Principles of Marketing
Principles of Marketing: Creating Customer Value and Engagement
1. Defining Marketing
Marketing is a process by which companies create value for customers.
It involves building strong customer relationships to capture value from customers in return.
2. The Five-Step Marketing Model
Understand Marketplace and Customer Needs
Design a Customer Value-Driven Marketing Strategy
Develop a Marketing Program
Implement Customer Relationship Management (CRM)
Capturing Customer Value
3. Understanding the Marketplace and Customer Needs
Needs: States of felt deprivation.
Wants: The forms that human needs take as shaped by culture and individual personality.
Demands: Human wants that are backed by buying power.
Market Offerings
Combinations of products, services, information, or experiences offered to a market to satisfy a need or want.
Marketing Myopia
A mistake of focusing more on specific products rather than the benefits and experiences produced by these products.

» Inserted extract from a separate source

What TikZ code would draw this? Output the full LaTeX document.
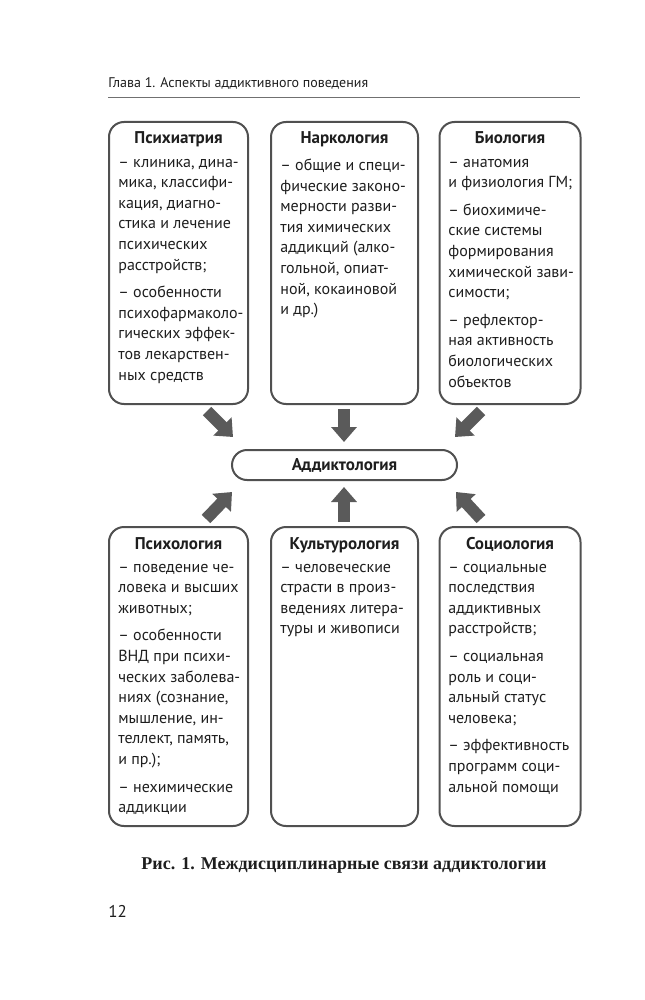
\documentclass[tikz,border=0pt]{standalone}
\usepackage{fontspec}
\setmainfont{PT Sans}
\newfontfamily\capfont{Liberation Serif}
\usetikzlibrary{arrows.meta}
\definecolor{frame}{HTML}{505050}
\definecolor{arr}{HTML}{5A5A5A}
\definecolor{rulec}{HTML}{707070}
\definecolor{ink}{HTML}{1E1E1E}
\begin{document}
\begin{tikzpicture}[x=0.5pt,y=-0.5pt,
  box/.style={draw=frame, line width=1pt, rounded corners=7.5pt, inner sep=0pt},
  ttl/.style={font=\fontsize{8.5}{10}\selectfont\bfseries, text=ink, inner sep=0pt, anchor=base},
  body/.style={font=\fontsize{8}{10.3}\selectfont, text=ink, align=left, inner sep=0pt, anchor=north west, execute at begin node=\strut},
  bigarrow/.style={draw=arr, line width=6pt, -{Triangle[length=7.5pt,width=12.5pt]}},
]
\useasboundingbox (0,0) rectangle (644,1000);

% header
\node[anchor=base west, inner sep=0pt, font=\fontsize{7}{8}\selectfont, text=ink] (hdr) at (108,88) {Глава 1. Аспекты аддиктивного поведения};
\draw[rulec, line width=0.75pt] (108,97.5) -- (580,97.5);

% top boxes
\node[box, minimum width=69.5pt, minimum height=141pt] (b1) at (178.5,263) {};
\node[box, minimum width=73.5pt, minimum height=141pt] (b2) at (344.5,263) {};
\node[box, minimum width=70.5pt, minimum height=141pt] (b3) at (510,263) {};

\node[ttl] (t1) at (178.5,144) {Психиатрия};
\node[ttl] (t2) at (344.5,144) {Наркология};
\node[ttl] (t3) at (510,144) {Биология};

\node[body] (x1) at (118,158.5) {– клиника, дина-\\мика, классифи-\\кация, диагно-\\стика и лечение\\психических\\расстройств;\\[3.5pt]– особенности\\психофармаколо-\\гических эффек-\\тов лекарствен-\\ных средств};
\node[body] (x2) at (280,158.5) {– общие и специ-\\фические законо-\\мерности разви-\\тия химических\\аддикций (алко-\\гольной, опиат-\\ной, кокаиновой\\и др.)};
\node[body] (x3) at (448,158.5) {– анатомия\\и физиология ГМ;\\[3.5pt]– биохимиче-\\ские системы\\формирования\\химической зави-\\симости;\\[3.5pt]– рефлектор-\\ная активность\\биологических\\объектов};

% centre
\node[draw=frame, line width=1pt, rounded corners=7.5pt, minimum width=112.5pt, minimum height=15pt, inner sep=0pt, font=\fontsize{8.5}{10}\selectfont\bfseries, text=ink] (add) at (344.5,465) {Аддиктология};

% bottom boxes
\node[box, minimum width=69.5pt, minimum height=149.5pt] (b4) at (178.5,676.5) {};
\node[box, minimum width=73.5pt, minimum height=149.5pt] (b5) at (344.5,676.5) {};
\node[box, minimum width=70.5pt, minimum height=149.5pt] (b6) at (510,676.5) {};

\node[ttl] (t4) at (178.5,549) {Психология};
\node[ttl] (t5) at (344.5,549) {Культурология};
\node[ttl] (t6) at (510,549) {Социология};

\node[body] (x4) at (118,563.5) {– поведение че-\\ловека и высших\\животных;\\[3.5pt]– особенности\\ВНД при психи-\\ческих заболева-\\ниях (сознание,\\мышление, ин-\\теллект, память,\\и пр.);\\[3.5pt]– нехимические\\аддикции};
\node[body] (x5) at (280,563.5) {– человеческие\\страсти в произ-\\ведениях литера-\\туры и живописи};
\node[body] (x6) at (448,563.5) {– социальные\\последствия\\аддиктивных\\расстройств;\\[3.5pt]– социальная\\роль и соци-\\альный статус\\человека;\\[3.5pt]– эффективность\\программ соци-\\альной помощи};

% arrow ends
\coordinate (a1) at (207,411);  \coordinate (e1) at (233,437);
\coordinate (a2) at (344,409);  \coordinate (e2) at (344,442);
\coordinate (a3) at (481,411);  \coordinate (e3) at (455,437);
\coordinate (a4) at (206,519);  \coordinate (e4) at (232,492);
\coordinate (a5) at (344,522);  \coordinate (e5) at (344,487);
\coordinate (a6) at (481,519);  \coordinate (e6) at (456,492);
\draw[bigarrow] (a1) -- (e1);
\draw[bigarrow] (a2) -- (e2);
\draw[bigarrow] (a3) -- (e3);
\draw[bigarrow] (a4) -- (e4);
\draw[bigarrow] (a5) -- (e5);
\draw[bigarrow] (a6) -- (e6);

% caption and page number
\node[anchor=base, inner sep=0pt, font=\capfont\bfseries\fontsize{9}{11}\selectfont, text=ink] (cap) at (344,869) {Рис. 1. Междисциплинарные связи аддиктологии};
\node[anchor=base west, inner sep=0pt, font=\fontsize{8.5}{10}\selectfont, text=ink] (pg) at (108,917) {12};
\end{tikzpicture}
\end{document}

4. Designing a Customer Value-Driven Marketing Strategy
Marketing Management
The art and science of choosing target markets and building profitable relationships with them.
Key Questions:
What customers will we serve (target market)?
How can we best serve these customers (value proposition)?
Value Proposition
A brand's value proposition is the set of benefits or values it promises to deliver to customers to satisfy their needs.
Marketing Concepts
The Production Concept:
Consumers prefer products that are available and affordable.
Management should focus on improving production and distribution efficiency.
One of the oldest orientations guiding sellers.
The Product Concept:
Consumers favor products that offer the most quality, performance, and innovative features.
Marketing strategy focuses on continuous product improvements.
The Selling Concept:
Consumers will not buy enough of a firm's products unless large-scale selling and promotion efforts are undertaken.
Typically used for unsought goods (e.g., life insurance, blood donations).
Focuses on creating sales transactions rather than building long-term customer relationships.
Carries the risk of aggressive selling.
The Marketing Concept:
Achieving organizational goals depends on understanding and delivering customer needs better than competitors.
Emphasizes customer focus and value as paths to sales and profits.
Shifts from a product-centered philosophy to a customer-centered philosophy.
The Societal Marketing Concept:
Marketing decisions should consider:
Consumers’ wants
Company’s requirements
Consumers’ long-run interests
Society’s long-run interests
5. Marketing Program (Mix)
Marketing Mix: A set of tools known as the four Ps:
Product
Price
Promotion
Place
Integrated Marketing Program: A comprehensive plan that communicates and delivers intended value.
6. Managing Customer Relationships
Customer Relationship Management (CRM):
Overall process of building and maintaining profitable customer relationships by delivering superior customer value and satisfaction.
Consumer-Generated Marketing
Brand exchanges created by consumers themselves. Increasing role of consumers in shaping brand experiences.
Partner Relationship Management
Involves working closely with partners in company departments and outside the company to jointly deliver greater value to customers.
7. Capturing Customer Value
Customer Profitability Analysis
Identifies different groups of customers based on profitability and loyalty:
Butterflies: High potential profitability but short-term.
True Friends: High potential profitability and long-term.
Strangers: Low potential profitability and short-term.
Barnacles: Low potential profitability but long-term.